Environment Adaptive Localization Method Using Wi-Fi and Bluetooth Low Energy

Received signal strength indicator (RSSI) based fingerprinting techniques for indoor positioning can be readily implemented via a wireless access point. These methods have therefore been widely studied in the field of positioning. However, fingerprinting suffers low accuracy of positioning on account of high noise occurrences which are caused by other wireless communication signals and environmental factors when the RSSI is received, and by relatively high errors on account of low position resolution compared to other methods such as time of flight and inertial navigation technology. In this paper, a modified fingerprint algorithm based on Wi-Fi and Bluetooth low energy applied to the log-distance path loss model is proposed to remove unnecessary Wi-Fi data, and produce the AP database that can be updated depending on the changes of the ambient environment as the indoor area is increasingly complicated and extended.

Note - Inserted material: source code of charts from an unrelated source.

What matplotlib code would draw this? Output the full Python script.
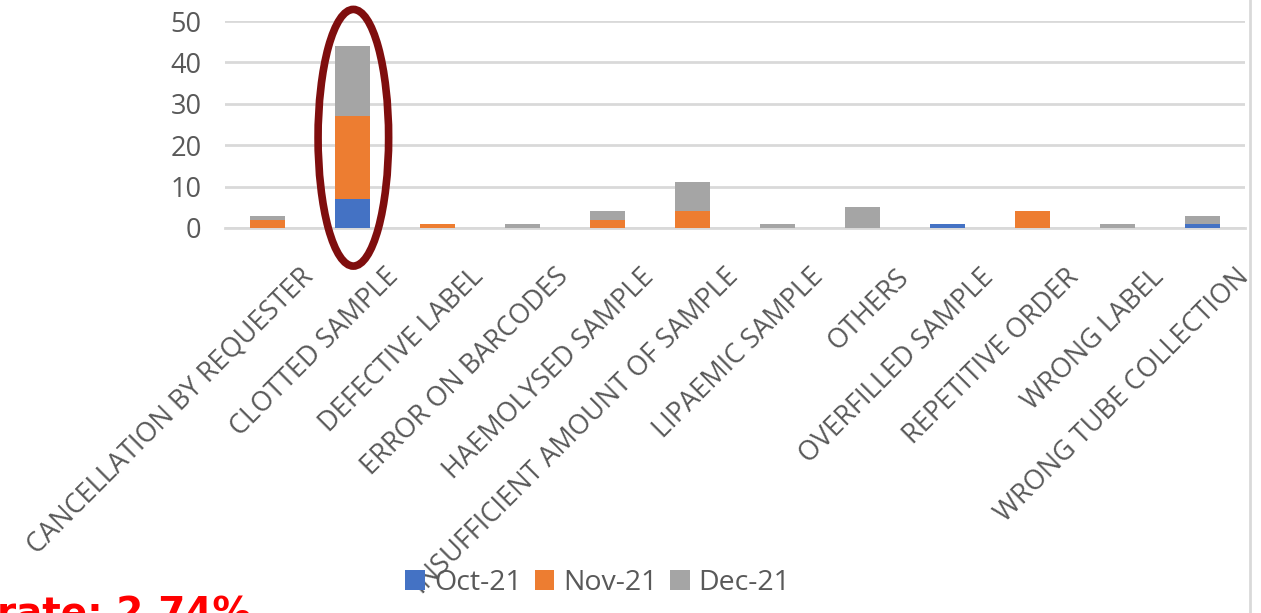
import matplotlib
matplotlib.use("Agg")
import matplotlib.pyplot as plt
import matplotlib.transforms as mtransforms
from matplotlib.patches import Ellipse
import numpy as np

categories = [
    "CANCELLATION BY REQUESTER", "CLOTTED SAMPLE", "DEFECTIVE LABEL",
    "ERROR ON BARCODES", "HAEMOLYSED SAMPLE", "INSUFFICIENT AMOUNT OF SAMPLE",
    "LIPAEMIC SAMPLE", "OTHERS", "OVERFILLED SAMPLE", "REPETITIVE ORDER",
    "WRONG LABEL", "WRONG TUBE COLLECTION",
]
oct_21 = [0, 7, 0, 0, 0, 0, 0, 0, 1, 0, 0, 1]
nov_21 = [2, 20, 1, 0, 2, 4, 0, 0, 0, 4, 0, 0]
dec_21 = [1, 17, 0, 1, 2, 7, 1, 5, 0, 0, 1, 2]
series_names = ["Oct-21", "Nov-21", "Dec-21"]
series_colors = ["#4472C4", "#ED7D31", "#A5A5A5"]
y_ticks = [0, 10, 20, 30, 40, 50]

plt.rcParams["font.family"] = ["Open Sans", "DejaVu Sans"]
TEXT_GREY = "#595959"

W, H = 1261, 613
fig = plt.figure(figsize=(W / 100, H / 100), dpi=100)
ax = fig.add_axes([225 / W, 1 - 228 / H, 1020 / W, 207 / H])

x = np.arange(len(categories))
bottom = np.zeros(len(categories))
handles = []
for name, vals, col in zip(series_names, [oct_21, nov_21, dec_21], series_colors):
    b = ax.bar(x, vals, width=0.41, bottom=bottom, color=col, label=name, zorder=3)
    handles.append(b)
    bottom += np.array(vals)

ax.set_xlim(-0.5, len(categories) - 0.5)
ax.set_ylim(0, 50)
ax.set_yticks(y_ticks)
ax.set_yticklabels([str(t) for t in y_ticks], fontsize=19.5, color=TEXT_GREY)
ax.yaxis.grid(True, color="#D9D9D9", linewidth=2, zorder=0)
ax.tick_params(axis="y", length=0, pad=17)
ax.tick_params(axis="x", length=0)
for s in ["top", "right", "left"]:
    ax.spines[s].set_visible(False)
ax.spines["bottom"].set_color("#D9D9D9")
ax.spines["bottom"].set_linewidth(2)

# rotated category labels
ax.set_xticks(x)
ax.set_xticklabels([])
offset = mtransforms.ScaledTranslation(0.42, -0.45, fig.dpi_scale_trans)
for xi, lab in zip(x, categories):
    ax.text(xi, 0, lab, rotation=45, ha="right", va="center",
            rotation_mode="anchor", fontsize=19.5, color=TEXT_GREY,
            transform=ax.get_xaxis_transform() + offset, clip_on=False)

# highlight ring around the largest bar
ring = Ellipse((1.01, 21.8), width=0.83, height=62, fill=False,
               edgecolor="#7F0E0E", linewidth=5.5, zorder=5, clip_on=False)
ax.add_patch(ring)

fig.legend(handles=handles, labels=series_names, loc="center",
           bbox_to_anchor=(598 / W, 1 - 583 / H), ncol=3, frameon=False,
           fontsize=20.5, handlelength=0.7, handleheight=0.7, handletextpad=0.3,
           columnspacing=0.45, labelcolor=TEXT_GREY)

# chart frame edge on the right
fig.add_artist(plt.Line2D([1250 / W, 1250 / W], [0, 1], color="#D9D9D9",
                          linewidth=2, transform=fig.transFigure))

fig.text(-0.002, 1 - 596 / H, "rate: 2.74%", color="#FF0000", fontsize=28,
         fontweight="bold", family="DejaVu Sans", ha="left", va="top")

fig.savefig("out.png", dpi=100)
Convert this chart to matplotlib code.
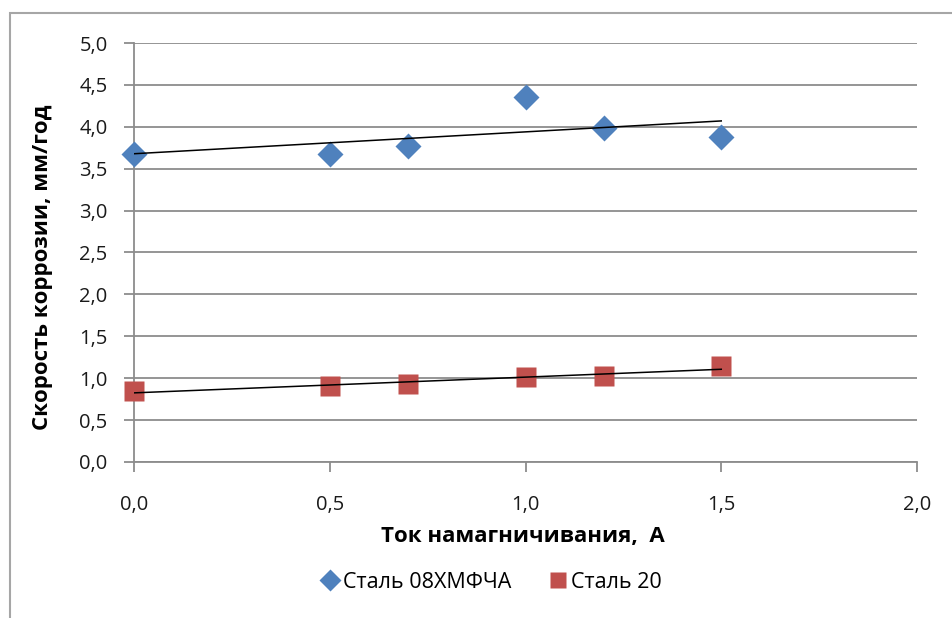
import numpy as np
import matplotlib.pyplot as plt
from matplotlib.patches import Rectangle
from matplotlib.ticker import FuncFormatter

plt.rcParams['font.family'] = ['Open Sans', 'DejaVu Sans']

# ток намагничивания, А
current = [0.0, 0.5, 0.7, 1.0, 1.2, 1.5]
# скорость коррозии, мм/год
steel_08 = [3.68, 3.67, 3.77, 4.36, 3.99, 3.88]
steel_20 = [0.85, 0.91, 0.93, 1.01, 1.03, 1.14]
labels = ["Сталь 08ХМФЧА", "Сталь 20"]

W, H = 952, 618
fig = plt.figure(figsize=(W / 100, H / 100), dpi=100)
ax = fig.add_axes([134 / W, 1 - 462 / H, (917 - 134) / W, (462 - 43) / H])

grid_col = '#8c8c8c'
ax.set_xlim(0, 2.0)
ax.set_ylim(0, 5.0)
ax.set_yticks(np.arange(0, 5.01, 0.5))
ax.set_xticks(np.arange(0, 2.01, 0.5))
fmt = FuncFormatter(lambda v, p: f"{v:.1f}".replace('.', ','))
ax.xaxis.set_major_formatter(fmt)
ax.yaxis.set_major_formatter(fmt)
ax.yaxis.grid(True, color=grid_col, lw=1.3)
ax.set_axisbelow(True)
for s in ['top', 'right']:
    ax.spines[s].set_visible(False)
for s in ['left', 'bottom']:
    ax.spines[s].set_color(grid_col)
    ax.spines[s].set_linewidth(1.3)
ax.tick_params(axis='both', colors=grid_col, width=1.3, length=7,
               labelcolor='#1a1a1a', labelsize=14.5)
ax.tick_params(axis='y', pad=12)
ax.tick_params(axis='x', pad=17)

ax.plot(current, steel_08, 'D', color='#4F81BD', ms=13, mec='none',
        label=labels[0], zorder=3, clip_on=False)
ax.plot(current, steel_20, 's', color='#C0504D', ms=14, mec='none',
        label=labels[1], zorder=3, clip_on=False)

# линейные тренды
xx = np.array([current[0], current[-1]])
for ser in (steel_08, steel_20):
    k, b = np.polyfit(current, ser, 1)
    ax.plot(xx, k * xx + b, color='black', lw=1.1, zorder=4)

ax.set_xlabel("Ток намагничивания,  А", fontsize=16, fontweight='bold')
ax.xaxis.set_label_coords((523 - 134) / (917 - 134), -(526 - 462) / (462 - 43))
ax.set_ylabel("Скорость коррозии, мм/год", fontsize=16, fontweight='bold')
ax.yaxis.set_label_coords(-(134 - 53) / (917 - 134), (462 - 267) / (462 - 43))

leg = fig.legend(loc='center', bbox_to_anchor=(490 / W, 1 - 582 / H), ncol=2,
                 frameon=False, fontsize=15.5, handletextpad=0.05,
                 columnspacing=1.6, handlelength=1.1, markerscale=0.85)

# рамка диаграммы
fig.add_artist(Rectangle((10 / W, -0.1), 1.2, 1.1 - 13 / H,
                         transform=fig.transFigure, fill=False,
                         ec='#a6a6a6', lw=1.5))

fig.savefig('out.png', dpi=100)
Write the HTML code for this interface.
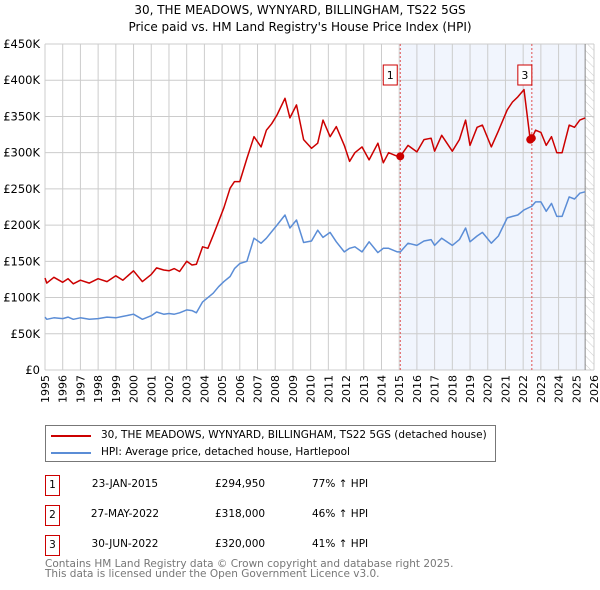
<!DOCTYPE html>
<html><head><meta charset="utf-8"><style>
body{margin:0;background:#fff;font-family:"DejaVu Sans","Liberation Sans",sans-serif;}
#wrap{position:relative;width:600px;height:590px;overflow:hidden}
</style></head><body><div id="wrap">
<svg id="svg" width="600" height="590" xmlns="http://www.w3.org/2000/svg" style="position:absolute;left:0;top:0;font-family:'DejaVu Sans','Liberation Sans',sans-serif">
<defs><pattern id="hatch" width="6" height="6" patternUnits="userSpaceOnUse" patternTransform="rotate(-45)"><line x1="0" y1="0" x2="0" y2="6" stroke="#ccc" stroke-width="1"/></pattern></defs>
<text x="300" y="14" text-anchor="middle" font-size="12" fill="#000">30, THE MEADOWS, WYNYARD, BILLINGHAM, TS22 5GS</text>
<text x="300" y="31" text-anchor="middle" font-size="12" fill="#000">Price paid vs. HM Land Registry's House Price Index (HPI)</text>
<g id="plot"></g>
</svg>
<div style="position:absolute;left:45px;top:425px;width:449px;height:35px;border:1px solid #777;font-size:10.5px">
<div style="position:absolute;left:5px;top:9px;width:40px;height:2px;background:#cc0000"></div>
<div style="position:absolute;left:55px;top:3px;white-space:nowrap">30, THE MEADOWS, WYNYARD, BILLINGHAM, TS22 5GS (detached house)</div>
<div style="position:absolute;left:5px;top:26px;width:40px;height:2px;background:#5b8dd6"></div>
<div style="position:absolute;left:55px;top:20px;white-space:nowrap">HPI: Average price, detached house, Hartlepool</div>
</div>
<div id="table" style="font-size:10.5px"></div>
<div style="position:absolute;left:45px;top:559px;font-size:10.5px;color:#777;line-height:10px">Contains HM Land Registry data © Crown copyright and database right 2025.<br>This data is licensed under the Open Government Licence v3.0.</div>
</div>
<script>
const redYears=[1995.0,1995.1,1995.5,1996.0,1996.3,1996.6,1997.0,1997.5,1998.0,1998.5,1999.0,1999.4,2000.0,2000.5,2001.0,2001.3,2001.7,2002.0,2002.3,2002.6,2003.0,2003.3,2003.55,2003.9,2004.2,2004.5,2004.8,2005.1,2005.45,2005.7,2006.0,2006.4,2006.8,2007.2,2007.5,2007.8,2008.1,2008.55,2008.83,2009.2,2009.6,2010.05,2010.4,2010.7,2011.1,2011.45,2011.9,2012.2,2012.5,2012.9,2013.3,2013.8,2014.1,2014.4,2014.9,2015.06,2015.5,2016.0,2016.4,2016.8,2017.0,2017.4,2018.0,2018.4,2018.75,2019.0,2019.4,2019.7,2020.2,2020.6,2021.1,2021.4,2021.7,2022.05,2022.4,2022.49,2022.7,2023.0,2023.3,2023.6,2023.9,2024.2,2024.6,2024.9,2025.2,2025.5];
const redVals=[127,120,128,121,126,119,124,120,126,122,130,124,137,122,132,141,138,137,140,136,150,145,146,170,168,186,205,224,251,260,260,292,322,308,331,340,352,375,348,366,318,306,313,345,322,336,310,288,300,308,290,313,286,300,295,295,310,301,318,320,302,324,302,318,345,310,335,338,308,330,359,370,377,387,318,320,331,328,310,322,300,300,338,335,345,348];
const hpiYears=[1995.0,1995.1,1995.5,1996.0,1996.3,1996.6,1997.0,1997.5,1998.0,1998.5,1999.0,1999.4,2000.0,2000.5,2001.0,2001.3,2001.7,2002.0,2002.3,2002.6,2003.0,2003.3,2003.55,2003.9,2004.2,2004.5,2004.8,2005.1,2005.45,2005.7,2006.0,2006.4,2006.8,2007.2,2007.5,2007.8,2008.1,2008.55,2008.83,2009.2,2009.6,2010.05,2010.4,2010.7,2011.1,2011.45,2011.9,2012.2,2012.5,2012.9,2013.3,2013.8,2014.1,2014.4,2014.9,2015.06,2015.5,2016.0,2016.4,2016.8,2017.0,2017.4,2018.0,2018.4,2018.75,2019.0,2019.4,2019.7,2020.2,2020.6,2021.1,2021.4,2021.7,2022.05,2022.4,2022.49,2022.7,2023.0,2023.3,2023.6,2023.9,2024.2,2024.6,2024.9,2025.2,2025.5];
const hpiVals=[73,70,72,71,73,70,72,70,71,73,72,74,77,70,75,80,77,78,77,79,83,82,79,94,100,106,115,122,129,140,147,150,182,175,182,191,200,214,196,207,176,178,193,183,190,177,163,168,170,163,177,162,168,168,163,163,175,172,178,180,172,182,172,180,196,177,185,190,175,185,210,212,214,221,225,226,232,232,219,230,212,212,239,236,244,246];
const yTicks=[0,50,100,150,200,250,300,350,400,450];
const yTickLabels=["£0","£50K","£100K","£150K","£200K","£250K","£300K","£350K","£400K","£450K"];
const xTicks=[1995,1996,1997,1998,1999,2000,2001,2002,2003,2004,2005,2006,2007,2008,2009,2010,2011,2012,2013,2014,2015,2016,2017,2018,2019,2020,2021,2022,2023,2024,2025,2026];
const saleYears=[2015.06,2022.40,2022.49];
const saleVals=[294.95,318,320];
const saleIds=["1","2","3"];
const saleDates=["23-JAN-2015","27-MAY-2022","30-JUN-2022"];
const salePrices=["£294,950","£318,000","£320,000"];
const saleHpi=["77% ↑ HPI","46% ↑ HPI","41% ↑ HPI"];

const L=45,R=594,T=44,B=370,X0=1995,X1=2026,YMAX=450;
const sx=y=>L+(y-X0)/(X1-X0)*(R-L);
const sy=v=>B-v/YMAX*(B-T);
const NS="http://www.w3.org/2000/svg";
const g=document.getElementById('plot');
function mk(tag,attrs,parent){const e=document.createElementNS(NS,tag);for(const k in attrs)e.setAttribute(k,attrs[k]);(parent||g).appendChild(e);return e;}
let sh=mk('rect',{x:sx(saleYears[0]),y:T,width:sx(2025.5)-sx(saleYears[0]),height:B-T,fill:'#eef3fc',opacity:0.8});


let ht=mk('rect',{x:sx(2025.5),y:T,width:R-sx(2025.5),height:B-T,fill:'url(#hatch)'});


xTicks.forEach(t=>{
  let l=mk('line',{x1:sx(t),x2:sx(t),y1:T,y2:B,stroke:'#ccc','stroke-width':1});
  
  
  let tx=mk('text',{x:0,y:0,'text-anchor':'end','font-size':11,fill:'#000',transform:'translate('+(sx(t)+4)+',375) rotate(-90)'});
  tx.textContent=t;
  
  
});
yTicks.forEach((t,i)=>{
  let l=mk('line',{x1:L,x2:R,y1:sy(t),y2:sy(t),stroke:'#ccc','stroke-width':1});
  
  
  let tx=mk('text',{x:40,y:sy(t)+4,'text-anchor':'end','font-size':11.5,fill:'#000'});
  tx.textContent=yTickLabels[i];
  
  
});
let bl=mk('line',{x1:sx(2025.5),x2:sx(2025.5),y1:T,y2:B,stroke:'#888','stroke-width':1});


[0,2].forEach(i=>{
  let l=mk('line',{x1:sx(saleYears[i]),x2:sx(saleYears[i]),y1:T,y2:B,stroke:'#e05050','stroke-width':1,'stroke-dasharray':'2,2'});
  
  
});
function path(xs,vs,col,name){
  let d=xs.map((x,i)=>(i?'L':'M')+sx(x).toFixed(1)+','+sy(vs[i]).toFixed(1)).join('');
  let p=mk('path',{d:d,fill:'none',stroke:col,'stroke-width':1.5,'stroke-linejoin':'round'});
  
  
}
path(hpiYears,hpiVals,'#5b8dd6','hpi-line');
path(redYears,redVals,'#cc0000','property-price-line');
saleYears.forEach((y,i)=>{
  let c=mk('circle',{cx:sx(y),cy:sy(saleVals[i]),r:4,fill:'#cc0000'});
  
  
});
[0,2].forEach(i=>{
  let bx=sx(saleYears[i])-(i==0?10:7), by=65;
  let r=mk('rect',{x:bx-7,y:by,width:14,height:20,fill:'#fff',stroke:'#cc0000','stroke-width':1});
  
  
  let t=mk('text',{x:bx,y:by+14,'text-anchor':'middle','font-size':11,fill:'#000'});
  t.textContent=saleIds[i];
  
  
});
const tb=document.getElementById('table');
saleIds.forEach((id,i)=>{
  const top=475+i*30;
  const row=document.createElement('div');
  
  
  row.style.cssText='position:absolute;left:0;top:'+top+'px;width:600px;height:20px';
  row.innerHTML='<div style="position:absolute;left:45px;top:0;width:13px;height:19px;border:1px solid #cc0000;text-align:center;line-height:18px">'+id+'</div>'+
  '<div style="position:absolute;left:85px;width:80px;text-align:center;top:3px">'+saleDates[i]+'</div>'+
  '<div style="position:absolute;left:215px;top:3px">'+salePrices[i]+'</div>'+
  '<div style="position:absolute;left:312px;top:3px">'+saleHpi[i]+'</div>';
  tb.appendChild(row);
});
</script>
</body></html>
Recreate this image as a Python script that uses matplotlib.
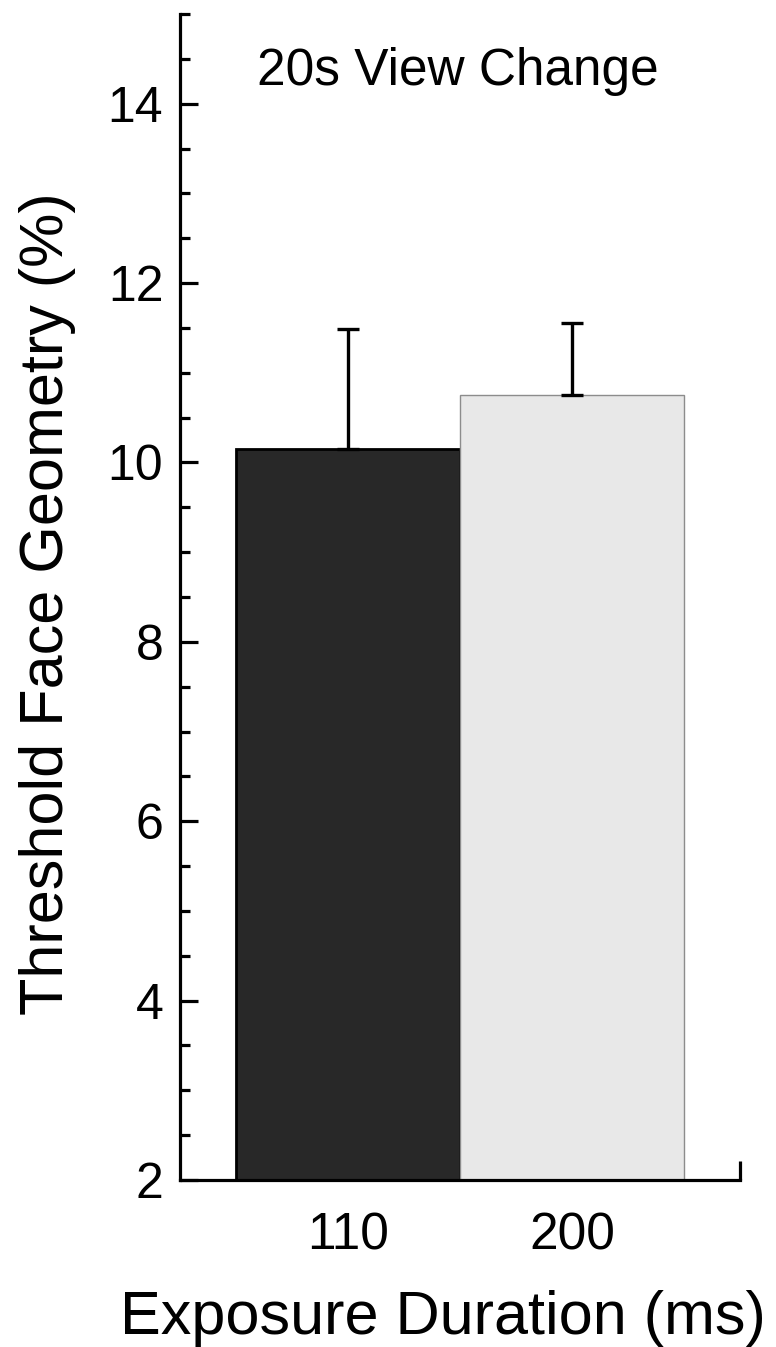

Instead of using the existing fingerprinting techniques of consulting signal strengths as factors that are stored in a database, the proposed algorithm employs environmental variables to which the log-distance path loss model is applied. Therefore, the proposed algorithm has higher position resolution than existing fingerprint and can improve the accuracy of positioning because of its low dependence on reference points. To minimize database and eliminate inaccurate AP signals, the Hausdorff distance algorithm and median filter are applied. Using a database in which environment variables are stored, the results are inversely transformed into the log-distance path loss model for expression as coordinates. The proposed algorithm was compared with existing fingerprinting methods. The experimental results demonstrated the reduction of positioning improvement by 0.695 m from 2.758 to 2.063 m.